In what is likely to add fuel to an already raging fire, Disinvestment Minister Arun Shourie took the Shiv Sena head on today, obliquely suggesting that they had been seeking favours from him in the sale of public sector undertakings (PSUs).
The Sena, he said, had approached him repeatedly to seek favours for hotelier Ajit Kerkar over the latter’s acquisition of the Centaur Juhu Hotel in Mumbai.
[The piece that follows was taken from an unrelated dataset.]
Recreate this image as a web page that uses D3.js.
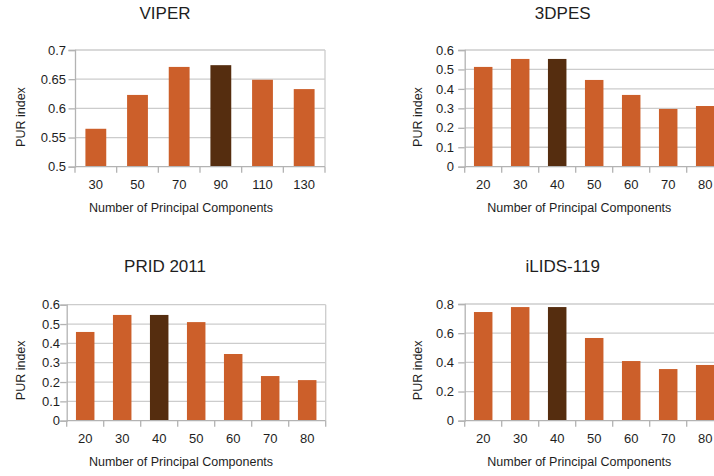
<!DOCTYPE html>
<html>
<head>
<meta charset="utf-8">
<script src="https://cdn.jsdelivr.net/npm/d3@7"></script>
<style>
  html, body { margin: 0; padding: 0; background: #fff; }
  svg { display: block; font-family: "Liberation Sans", Arial, sans-serif; }
</style>
</head>
<body>
<svg id="chart" width="714" height="476"></svg>
<script>
// PUR index vs. number of principal components, one panel per dataset
const titles = ["VIPER", "3DPES", "PRID 2011", "iLIDS-119"];

const viperComponents = ["30", "50", "70", "90", "110", "130"];
const viperValues = [0.565, 0.623, 0.671, 0.674, 0.649, 0.633];

const pesComponents = ["20", "30", "40", "50", "60", "70", "80"];
const pesValues = [0.513, 0.554, 0.554, 0.446, 0.369, 0.297, 0.312];

const pridComponents = ["20", "30", "40", "50", "60", "70", "80"];
const pridValues = [0.459, 0.547, 0.547, 0.510, 0.345, 0.231, 0.210];

const ilidsComponents = ["20", "30", "40", "50", "60", "70", "80"];
const ilidsValues = [0.745, 0.779, 0.779, 0.567, 0.409, 0.354, 0.382];

// selected number of components in each dataset (drawn darker)
const bestComponents = ["90", "40", "40", "40"];

const viperTicks = [0.5, 0.55, 0.6, 0.65, 0.7];
const pesTicks = [0, 0.1, 0.2, 0.3, 0.4, 0.5, 0.6];
const pridTicks = [0, 0.1, 0.2, 0.3, 0.4, 0.5, 0.6];
const ilidsTicks = [0, 0.2, 0.4, 0.6, 0.8];

const xTitle = "Number of Principal Components";
const yTitle = "PUR index";

const barColor = "#cc5f2a";
const bestColor = "#552d0f";
const gridColor = "#cccccc";
const axisColor = "#b3b3b3";
const textColor = "#1e1e1e";

const svg = d3.select("#chart");

const panels = [
  { title: titles[0], cats: viperComponents, vals: viperValues, ticks: viperTicks, best: bestComponents[0],
    x0: 75, x1: 325, y0: 50, y1: 166.7, titleX: 165, titleY: 19, yLabX: 20, yLabY: 117, xTitleX: 181, labRight: 66 },
  { title: titles[1], cats: pesComponents, vals: pesValues, ticks: pesTicks, best: bestComponents[1],
    x0: 464.7, x1: 723.7, y0: 50, y1: 166.7, titleX: 562.7, titleY: 19, yLabX: 417, yLabY: 117, xTitleX: 579.3, labRight: 454 },
  { title: titles[2], cats: pridComponents, vals: pridValues, ticks: pridTicks, best: bestComponents[2],
    x0: 66.7, x1: 325.7, y0: 304.7, y1: 420.7, titleX: 165, titleY: 272, yLabX: 20, yLabY: 370.3, xTitleX: 181, labRight: 60 },
  { title: titles[3], cats: ilidsComponents, vals: ilidsValues, ticks: ilidsTicks, best: bestComponents[3],
    x0: 464.7, x1: 723.7, y0: 304, y1: 420.7, titleX: 562.7, titleY: 272, yLabX: 417, yLabY: 370.3, xTitleX: 579.3, labRight: 454 }
];

panels.forEach(p => {
  const g = svg.append("g");
  const x = d3.scaleBand().domain(p.cats).range([p.x0, p.x1]).paddingInner(0.5).paddingOuter(0.25);
  const y = d3.scaleLinear().domain([p.ticks[0], p.ticks[p.ticks.length - 1]]).range([p.y1, p.y0]);
  const step = x.step();

  // horizontal gridlines
  g.selectAll("line.grid").data(p.ticks.slice(1)).join("line")
    .attr("x1", p.x0).attr("x2", p.x1)
    .attr("y1", d => y(d)).attr("y2", d => y(d))
    .attr("stroke", gridColor).attr("stroke-width", 1.3);

  // right frame edge
  g.append("line")
    .attr("x1", p.x1).attr("x2", p.x1).attr("y1", p.y0).attr("y2", p.y1)
    .attr("stroke", gridColor).attr("stroke-width", 1.3);

  // bars
  g.selectAll("rect.bar").data(p.cats).join("rect")
    .attr("x", d => x(d))
    .attr("width", x.bandwidth())
    .attr("y", (d, i) => y(p.vals[i]))
    .attr("height", (d, i) => y(p.ticks[0]) - y(p.vals[i]))
    .attr("fill", d => d === p.best ? bestColor : barColor);

  // y axis
  const yAxis = d3.axisLeft(y).tickValues(p.ticks).tickSize(6.5).tickPadding(2.5)
    .tickFormat(d => String(+d.toFixed(2)));
  const ya = g.append("g").attr("transform", `translate(${p.x0},0)`).call(yAxis);
  ya.select(".domain").attr("stroke", axisColor).attr("stroke-width", 1.3);
  ya.selectAll(".tick line").attr("stroke", axisColor).attr("stroke-width", 1.3);
  ya.selectAll(".tick text").attr("fill", textColor).attr("font-size", 13)
    .attr("font-family", "'Liberation Sans', Arial, sans-serif")
    .attr("x", p.labRight - p.x0);

  // x axis baseline and category boundary ticks
  g.append("line")
    .attr("x1", p.x0).attr("x2", p.x1).attr("y1", p.y1).attr("y2", p.y1)
    .attr("stroke", axisColor).attr("stroke-width", 1.3);
  const bounds = d3.range(p.cats.length + 1).map(i => p.x0 + i * step);
  g.selectAll("line.xt").data(bounds).join("line")
    .attr("x1", d => d).attr("x2", d => d)
    .attr("y1", p.y1).attr("y2", p.y1 + 6)
    .attr("stroke", axisColor).attr("stroke-width", 1.3);

  // category labels
  g.selectAll("text.cat").data(p.cats).join("text")
    .attr("x", d => x(d) + x.bandwidth() / 2)
    .attr("y", p.y1 + 22)
    .attr("text-anchor", "middle")
    .attr("font-size", 13).attr("fill", textColor)
    .text(d => d);

  // titles
  g.append("text").attr("x", p.titleX).attr("y", p.titleY)
    .attr("text-anchor", "middle").attr("font-size", 17).attr("fill", textColor)
    .text(p.title);
  g.append("text").attr("x", p.xTitleX).attr("y", p.y1 + 45.5)
    .attr("text-anchor", "middle").attr("font-size", 12.5).attr("fill", textColor)
    .text(xTitle);
  g.append("text")
    .attr("transform", `translate(${p.yLabX + 4.5},${p.yLabY}) rotate(-90)`)
    .attr("text-anchor", "middle").attr("font-size", 12.5).attr("fill", textColor)
    .text(yTitle);
});
</script>
</body>
</html>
This happened, he said, when Kerkar was unable to pay for the hotel and the government did not encash the bank guarantee.
‘‘Ask them (Shiv Sena) who rang me up four times’’ to plead Kerkar’s case, the minister said at a function in New Delhi.
In a speech aimed generally at opponents of privatisation, Shourie mentioned the reported quote of Coal and Mines minister Uma Bharti —‘‘Those who are trivialising my fight on Nalco will bite the dust.’’ The Prime Minister, Shourie said, had clarified the government’s position
on the Nalco issue to Orissa chief minister Naveen Patnaik on Friday. ‘‘Does it mean that the PM will bite the dust?”, he asked.
On the sale of the Mumbai-based Centaur Airport Hotel by Batra Hospitalities to the Sahara group, he said that since it was an outright sale of the hotel, the new buyer could sell it as he wished, there was no lock-in period.
Batra had paid Rs 83 crore to buy the property and made a Rs 32-crore profit in the sale to Sahara.